How we handle the commemoration of an event that is no longer a remembered experience, and indeed if we commemorate it at all after that point, is largely a reflection of the cultural norms across society and it’s reasonably fair to say that where there is a respect for the value of human life and even the vaguest sense of the eternal, then there is lingering respect for those who have gone before.

In Japan, for instance, the country celebrates ohigan every mid-August, when everyone takes several days off to return to their families, and clean and repair the graves of family members.

Ancestral worship is probably as old as humanity itself, but it’s a practice that inspires deeply mixed reactions within Christianity – for Protestants and evangelicals a preoccupation with the vacated bodily shell is a highly inappropriate custom, whereas we Catholics are profoundly comfortable with respecting the dead and the veneration of our saintly relics.

Sadly, western society is presently on a far less spiritual trajectory, so the commemoration of events and the remembrance of the dead is presenting societal and ideological challenges that will only deepen as we move increasingly into a society that is primarily secular and relativist. Unfortunately we are also a society where smaller but no less devastating conflicts have been on the increase. How to commemorate more recent conflicts involving Britain such as the Gulf War, Bosnia, Kosovo, Northern Ireland, the Falklands, Afghanistan and others – if at all – is already a matter of some controversy and disagreement.

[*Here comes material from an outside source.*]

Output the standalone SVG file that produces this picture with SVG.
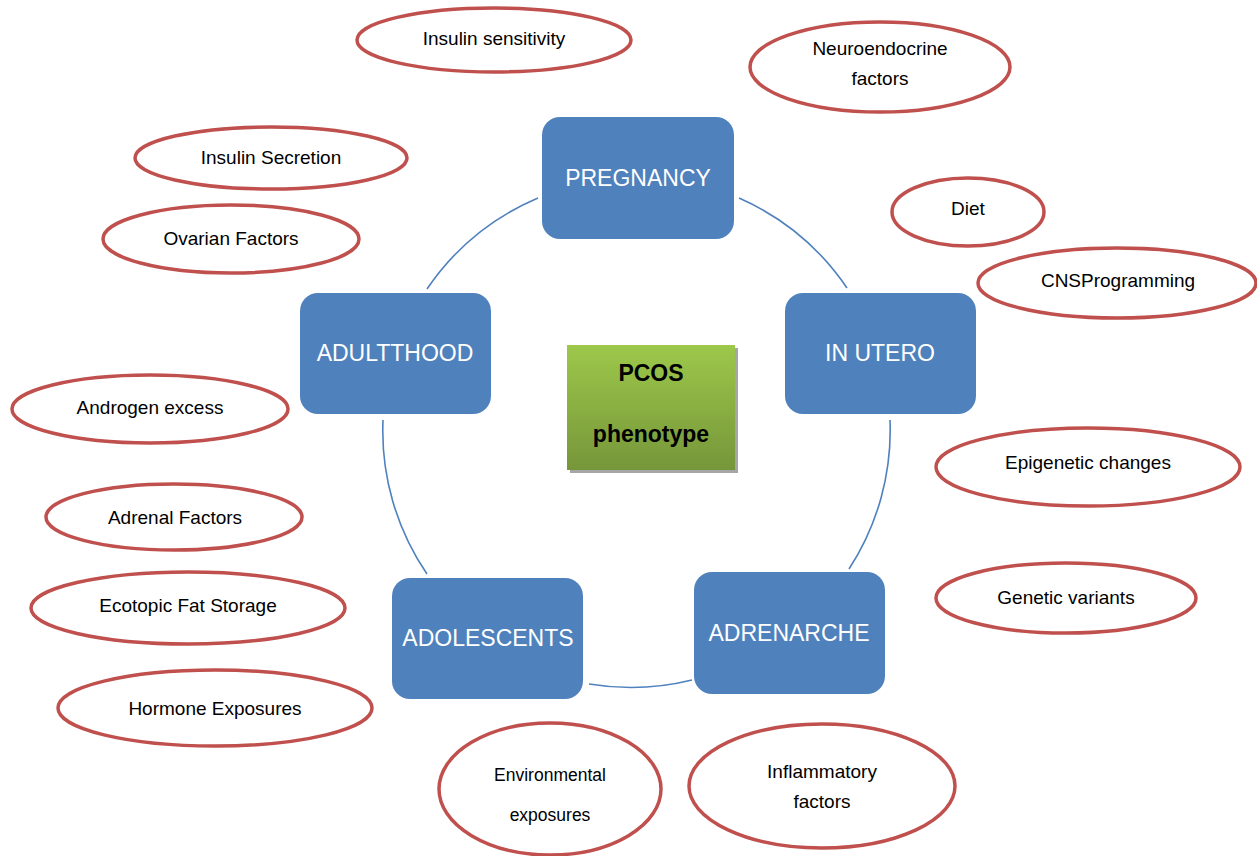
<svg xmlns="http://www.w3.org/2000/svg" width="1257" height="856" viewBox="0 0 1257 856">
<style>
.box{fill:#4f81bd;}
.bt{fill:#fff;font-family:"Liberation Sans",Arial,sans-serif;font-size:23px;text-anchor:middle;dominant-baseline:central;}
.ell{fill:#fff;stroke:#c0504d;stroke-width:3.5;}
.et{fill:#000;font-family:"Liberation Sans",Arial,sans-serif;font-size:19px;text-anchor:middle;dominant-baseline:central;}
.es{font-size:17.5px;}
.conn{fill:none;stroke:#4f81bd;stroke-width:1.6;}
.pt{fill:#000;font-family:"Liberation Sans",Arial,sans-serif;font-size:23px;font-weight:bold;text-anchor:middle;dominant-baseline:central;}
</style>
<defs>
<linearGradient id="g" x1="0" y1="0" x2="0" y2="1">
<stop offset="0" stop-color="#9dc84a"/>
<stop offset="1" stop-color="#76963a"/>
</linearGradient>
</defs>
<rect width="1257" height="856" fill="#fff"/>
<g id="connectors">
<path class="conn" d="M538,198 A254,254 0 0 0 427,289"/>
<path class="conn" d="M739,198 A254,254 0 0 1 847,288"/>
<path class="conn" d="M890,420 A254,254 0 0 1 849,569"/>
<path class="conn" d="M692,680 A254,254 0 0 1 589,684"/>
<path class="conn" d="M427,574 A254,254 0 0 1 383,420"/>
</g>
<g id="pregnancy"><rect class="box" x="542" y="117" width="192" height="122" rx="18"/><text class="bt" x="638" y="178">PREGNANCY</text></g>
<g id="in-utero"><rect class="box" x="785" y="293" width="191" height="121" rx="18"/><text class="bt" x="880" y="353">IN UTERO</text></g>
<g id="adrenarche"><rect class="box" x="694" y="572" width="191" height="122" rx="18"/><text class="bt" x="789" y="633">ADRENARCHE</text></g>
<g id="adolescents"><rect class="box" x="392" y="578" width="191" height="121" rx="18"/><text class="bt" x="488" y="638">ADOLESCENTS</text></g>
<g id="adulthood"><rect class="box" x="300" y="293" width="191" height="121" rx="18"/><text class="bt" x="395" y="353">ADULTTHOOD</text></g>
<g id="pcos">
<rect x="570" y="348" width="168" height="125" fill="#a6a6a6"/>
<rect x="567" y="345" width="168" height="125" fill="url(#g)"/>
<text class="pt" x="651" y="373">PCOS</text>
<text class="pt" x="651" y="434">phenotype</text>
</g>
<g id="insulin-sensitivity"><ellipse class="ell" cx="494" cy="40" rx="137" ry="32"/><text class="et" x="494" y="38">Insulin sensitivity</text></g>
<g id="neuroendocrine"><ellipse class="ell" cx="880" cy="67" rx="130" ry="45"/><text class="et" x="880" y="48">Neuroendocrine</text><text class="et" x="880" y="78">factors</text></g>
<g id="insulin-secretion"><ellipse class="ell" cx="271" cy="158" rx="136" ry="31"/><text class="et" x="271" y="157">Insulin Secretion</text></g>
<g id="ovarian"><ellipse class="ell" cx="231" cy="239" rx="128" ry="34"/><text class="et" x="231" y="238">Ovarian Factors</text></g>
<g id="diet"><ellipse class="ell" cx="968" cy="212" rx="76" ry="34"/><text class="et" x="968" y="208">Diet</text></g>
<g id="cns"><ellipse class="ell" cx="1117" cy="283" rx="139" ry="35"/><text class="et" x="1118" y="280">CNSProgramming</text></g>
<g id="androgen"><ellipse class="ell" cx="150" cy="409" rx="138" ry="34"/><text class="et" x="150" y="407">Androgen excess</text></g>
<g id="epigenetic"><ellipse class="ell" cx="1088" cy="467" rx="152" ry="39"/><text class="et" x="1088" y="462">Epigenetic changes</text></g>
<g id="adrenal"><ellipse class="ell" cx="174" cy="517" rx="128" ry="33"/><text class="et" x="175" y="517">Adrenal Factors</text></g>
<g id="genetic"><ellipse class="ell" cx="1066" cy="598" rx="130" ry="35"/><text class="et" x="1066" y="597">Genetic variants</text></g>
<g id="ectopic"><ellipse class="ell" cx="188" cy="608" rx="157" ry="36"/><text class="et" x="188" y="605">Ecotopic Fat Storage</text></g>
<g id="hormone"><ellipse class="ell" cx="215" cy="708" rx="157" ry="38"/><text class="et" x="215" y="708">Hormone Exposures</text></g>
<g id="environmental"><ellipse class="ell" cx="550" cy="789" rx="111" ry="66"/><text class="et es" x="550" y="775">Environmental</text><text class="et es" x="550" y="815">exposures</text></g>
<g id="inflammatory"><ellipse class="ell" cx="822" cy="786" rx="133" ry="62"/><text class="et" x="822" y="771">Inflammatory</text><text class="et" x="822" y="801">factors</text></g>
</svg>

This anxiety hasn’t been helped by an equally influential drive to remove statues and memorials to past military heroes of their day, because their list of achievements have since come to clash with contemporary redefinitions of heroism and public approbation.

Just this week Glasgow City Council has been debating the fate of 11 bronze statues currently in the way of the overhaul of the City’s St George’s Square. Two of these – commemorating Sr John Moore and Field Marshal Colin Campbell – have been described as particularly ‘cancellable’ by campaigners.

Sir John Moore and Field Marshal Campbell were both key Glasgow-born members of the British Army. Moore fought in the American War of Independence and had battled adversaries like France under Napoleon – who had credited him with saving Britain’s forces from destruction, whilst Campbell was a hero of the Crimean War, and had led campaigns against China, Russia and India in 19th Century.

In more recent times both men have been vilified. Speaking at a council meeting this week, SNP councillor Graham Campbell said: “One played a leading role in killing Indians resisting British colonialism; the other spent a lot of time killing a lot of enslaved Africans resisting slavery in the Caribbean. No doubt today we would not put up statues to such people.”

At the time such statues were erected to wide applause, it would have seemed unimaginable that just a few generations later there would be equally vociferous calls for their removal, but such is the rapidly-changing nature of public morality in the 21st century. Of course few would defend a slave-trader today, as indeed many didn’t even at the time such statues were erected. And no doubt a time will come when society will seek to reappraise many of the memorials we have erected more recently.

For example, there’s the profoundly questionable statue of the genocidal murderer Oliver Cromwell that stands proudly outside the Houses of Parliament, and nearby in Whitehall there’s the Equestrian statue of British Western Front commander Douglas Haig, 1st Earl Haig, whose funeral was once a national day of mourning across England. The two million WWI casualties under his deeply flawed command earned him the name ‘Butcher Haig’ and his disastrous offensives at the Somme and Passchendaele have become synonymous with the carnage and futility of First World War. Yet there he sits majestically astride his horse, just along from the Cenotaph that commemorates the same fallen.

Perhaps it is right that as a society dedicated to peace and tolerance, we should consider removing statues and tributes to generals with bloody records and dubious histories and rather commemorate – as at least some of us did so poignantly yesterday – the bravery of the extraordinary people who have always had to pay the price of the failings of those who claim to lead.